- **Available data**:
——————————

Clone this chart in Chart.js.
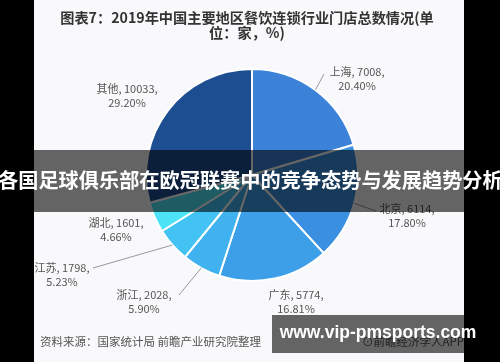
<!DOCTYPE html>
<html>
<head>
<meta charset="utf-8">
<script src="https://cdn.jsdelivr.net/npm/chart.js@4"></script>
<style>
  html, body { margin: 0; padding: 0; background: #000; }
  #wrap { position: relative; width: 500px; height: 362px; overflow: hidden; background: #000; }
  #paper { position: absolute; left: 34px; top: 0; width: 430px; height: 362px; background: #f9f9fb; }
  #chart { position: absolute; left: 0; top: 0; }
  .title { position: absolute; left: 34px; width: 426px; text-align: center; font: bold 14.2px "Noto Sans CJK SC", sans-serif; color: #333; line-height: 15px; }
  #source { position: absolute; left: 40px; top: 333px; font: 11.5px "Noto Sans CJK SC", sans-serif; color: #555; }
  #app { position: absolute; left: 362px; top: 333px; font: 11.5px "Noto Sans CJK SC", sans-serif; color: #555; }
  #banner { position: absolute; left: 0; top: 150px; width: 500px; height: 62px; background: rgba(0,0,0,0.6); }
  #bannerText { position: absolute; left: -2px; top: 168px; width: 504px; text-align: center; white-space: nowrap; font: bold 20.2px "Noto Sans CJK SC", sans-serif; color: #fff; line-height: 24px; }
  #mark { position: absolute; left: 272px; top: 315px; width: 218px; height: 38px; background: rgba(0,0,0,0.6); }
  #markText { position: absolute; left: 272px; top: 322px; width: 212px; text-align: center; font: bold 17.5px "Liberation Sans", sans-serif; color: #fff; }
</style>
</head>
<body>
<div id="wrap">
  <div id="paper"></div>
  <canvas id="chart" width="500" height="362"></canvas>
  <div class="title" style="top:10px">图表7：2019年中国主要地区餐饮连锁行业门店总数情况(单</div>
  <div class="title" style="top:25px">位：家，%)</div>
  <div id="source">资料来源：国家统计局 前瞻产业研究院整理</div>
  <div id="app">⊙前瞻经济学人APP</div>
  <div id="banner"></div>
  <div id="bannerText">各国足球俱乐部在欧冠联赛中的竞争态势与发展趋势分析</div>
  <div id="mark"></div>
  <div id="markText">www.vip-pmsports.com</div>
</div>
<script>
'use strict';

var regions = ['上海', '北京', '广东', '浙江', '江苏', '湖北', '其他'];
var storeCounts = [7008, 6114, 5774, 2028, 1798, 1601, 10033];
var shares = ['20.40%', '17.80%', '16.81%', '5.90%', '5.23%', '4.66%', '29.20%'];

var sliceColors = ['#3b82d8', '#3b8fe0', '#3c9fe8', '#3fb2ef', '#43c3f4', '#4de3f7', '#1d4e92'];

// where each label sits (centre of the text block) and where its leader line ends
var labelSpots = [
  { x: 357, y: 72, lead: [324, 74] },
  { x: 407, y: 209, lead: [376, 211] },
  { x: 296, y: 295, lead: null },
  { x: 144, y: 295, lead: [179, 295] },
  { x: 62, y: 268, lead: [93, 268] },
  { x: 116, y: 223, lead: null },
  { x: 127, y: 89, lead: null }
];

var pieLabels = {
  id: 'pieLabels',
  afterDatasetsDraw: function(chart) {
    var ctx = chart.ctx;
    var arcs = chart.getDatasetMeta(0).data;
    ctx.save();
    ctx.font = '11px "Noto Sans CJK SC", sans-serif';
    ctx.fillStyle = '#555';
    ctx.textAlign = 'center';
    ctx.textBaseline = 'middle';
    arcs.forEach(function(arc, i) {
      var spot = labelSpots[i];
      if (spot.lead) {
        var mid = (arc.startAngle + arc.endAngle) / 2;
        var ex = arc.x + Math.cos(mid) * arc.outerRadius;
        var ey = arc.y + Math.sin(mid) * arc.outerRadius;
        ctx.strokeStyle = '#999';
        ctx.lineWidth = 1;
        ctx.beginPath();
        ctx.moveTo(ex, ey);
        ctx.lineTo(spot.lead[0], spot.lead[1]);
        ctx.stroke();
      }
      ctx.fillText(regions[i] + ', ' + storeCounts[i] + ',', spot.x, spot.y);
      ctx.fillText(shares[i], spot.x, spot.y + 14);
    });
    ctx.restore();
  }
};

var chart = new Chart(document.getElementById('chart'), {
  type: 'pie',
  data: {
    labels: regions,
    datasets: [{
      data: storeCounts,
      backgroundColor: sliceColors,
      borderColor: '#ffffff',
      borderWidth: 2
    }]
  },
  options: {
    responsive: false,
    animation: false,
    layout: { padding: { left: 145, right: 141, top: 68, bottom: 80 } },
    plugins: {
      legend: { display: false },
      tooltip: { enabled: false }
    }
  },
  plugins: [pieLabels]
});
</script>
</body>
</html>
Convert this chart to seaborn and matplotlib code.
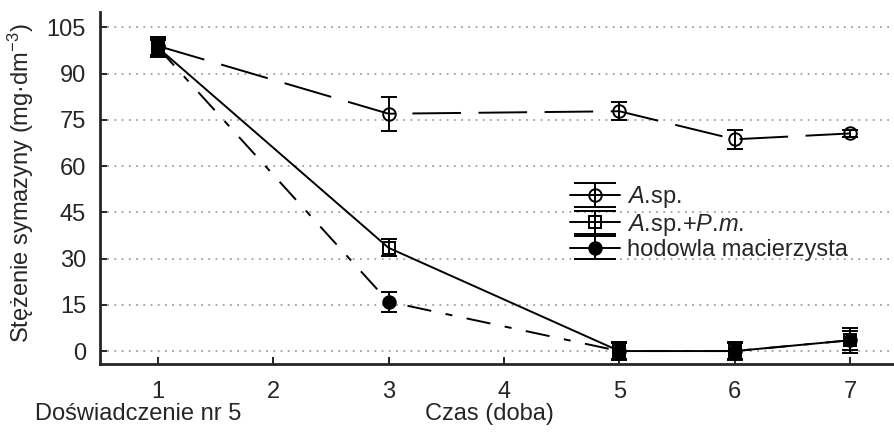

——————————

- **Objective**:
The data above should be repeated exactly, minus any pictures.

- **Correct output**:
Clone this chart in Chart.js.
<!DOCTYPE html>
<html>
<head>
<meta charset="utf-8">
<script src="https://cdn.jsdelivr.net/npm/chart.js@4"></script>
<style>
  html, body { margin: 0; padding: 0; background: #000; }
  #wrap { position: relative; width: 500px; height: 362px; overflow: hidden; background: #000; }
  #paper { position: absolute; left: 34px; top: 0; width: 430px; height: 362px; background: #f9f9fb; }
  #chart { position: absolute; left: 0; top: 0; }
  .title { position: absolute; left: 34px; width: 426px; text-align: center; font: bold 14.2px "Noto Sans CJK SC", sans-serif; color: #333; line-height: 15px; }
  #source { position: absolute; left: 40px; top: 333px; font: 11.5px "Noto Sans CJK SC", sans-serif; color: #555; }
  #app { position: absolute; left: 362px; top: 333px; font: 11.5px "Noto Sans CJK SC", sans-serif; color: #555; }
  #banner { position: absolute; left: 0; top: 150px; width: 500px; height: 62px; background: rgba(0,0,0,0.6); }
  #bannerText { position: absolute; left: -2px; top: 168px; width: 504px; text-align: center; white-space: nowrap; font: bold 20.2px "Noto Sans CJK SC", sans-serif; color: #fff; line-height: 24px; }
  #mark { position: absolute; left: 272px; top: 315px; width: 218px; height: 38px; background: rgba(0,0,0,0.6); }
  #markText { position: absolute; left: 272px; top: 322px; width: 212px; text-align: center; font: bold 17.5px "Liberation Sans", sans-serif; color: #fff; }
</style>
</head>
<body>
<div id="wrap">
  <div id="paper"></div>
  <canvas id="chart" width="500" height="362"></canvas>
  <div class="title" style="top:10px">图表7：2019年中国主要地区餐饮连锁行业门店总数情况(单</div>
  <div class="title" style="top:25px">位：家，%)</div>
  <div id="source">资料来源：国家统计局 前瞻产业研究院整理</div>
  <div id="app">⊙前瞻经济学人APP</div>
  <div id="banner"></div>
  <div id="bannerText">各国足球俱乐部在欧冠联赛中的竞争态势与发展趋势分析</div>
  <div id="mark"></div>
  <div id="markText">www.vip-pmsports.com</div>
</div>
<script>
'use strict';

var regions = ['上海', '北京', '广东', '浙江', '江苏', '湖北', '其他'];
var storeCounts = [7008, 6114, 5774, 2028, 1798, 1601, 10033];
var shares = ['20.40%', '17.80%', '16.81%', '5.90%', '5.23%', '4.66%', '29.20%'];

var sliceColors = ['#3b82d8', '#3b8fe0', '#3c9fe8', '#3fb2ef', '#43c3f4', '#4de3f7', '#1d4e92'];

// where each label sits (centre of the text block) and where its leader line ends
var labelSpots = [
  { x: 357, y: 72, lead: [324, 74] },
  { x: 407, y: 209, lead: [376, 211] },
  { x: 296, y: 295, lead: null },
  { x: 144, y: 295, lead: [179, 295] },
  { x: 62, y: 268, lead: [93, 268] },
  { x: 116, y: 223, lead: null },
  { x: 127, y: 89, lead: null }
];

var pieLabels = {
  id: 'pieLabels',
  afterDatasetsDraw: function(chart) {
    var ctx = chart.ctx;
    var arcs = chart.getDatasetMeta(0).data;
    ctx.save();
    ctx.font = '11px "Noto Sans CJK SC", sans-serif';
    ctx.fillStyle = '#555';
    ctx.textAlign = 'center';
    ctx.textBaseline = 'middle';
    arcs.forEach(function(arc, i) {
      var spot = labelSpots[i];
      if (spot.lead) {
        var mid = (arc.startAngle + arc.endAngle) / 2;
        var ex = arc.x + Math.cos(mid) * arc.outerRadius;
        var ey = arc.y + Math.sin(mid) * arc.outerRadius;
        ctx.strokeStyle = '#999';
        ctx.lineWidth = 1;
        ctx.beginPath();
        ctx.moveTo(ex, ey);
        ctx.lineTo(spot.lead[0], spot.lead[1]);
        ctx.stroke();
      }
      ctx.fillText(regions[i] + ', ' + storeCounts[i] + ',', spot.x, spot.y);
      ctx.fillText(shares[i], spot.x, spot.y + 14);
    });
    ctx.restore();
  }
};

var chart = new Chart(document.getElementById('chart'), {
  type: 'pie',
  data: {
    labels: regions,
    datasets: [{
      data: storeCounts,
      backgroundColor: sliceColors,
      borderColor: '#ffffff',
      borderWidth: 2
    }]
  },
  options: {
    responsive: false,
    animation: false,
    layout: { padding: { left: 145, right: 141, top: 68, bottom: 80 } },
    plugins: {
      legend: { display: false },
      tooltip: { enabled: false }
    }
  },
  plugins: [pieLabels]
});
</script>
</body>
</html>
Convert this chart to seaborn and matplotlib code.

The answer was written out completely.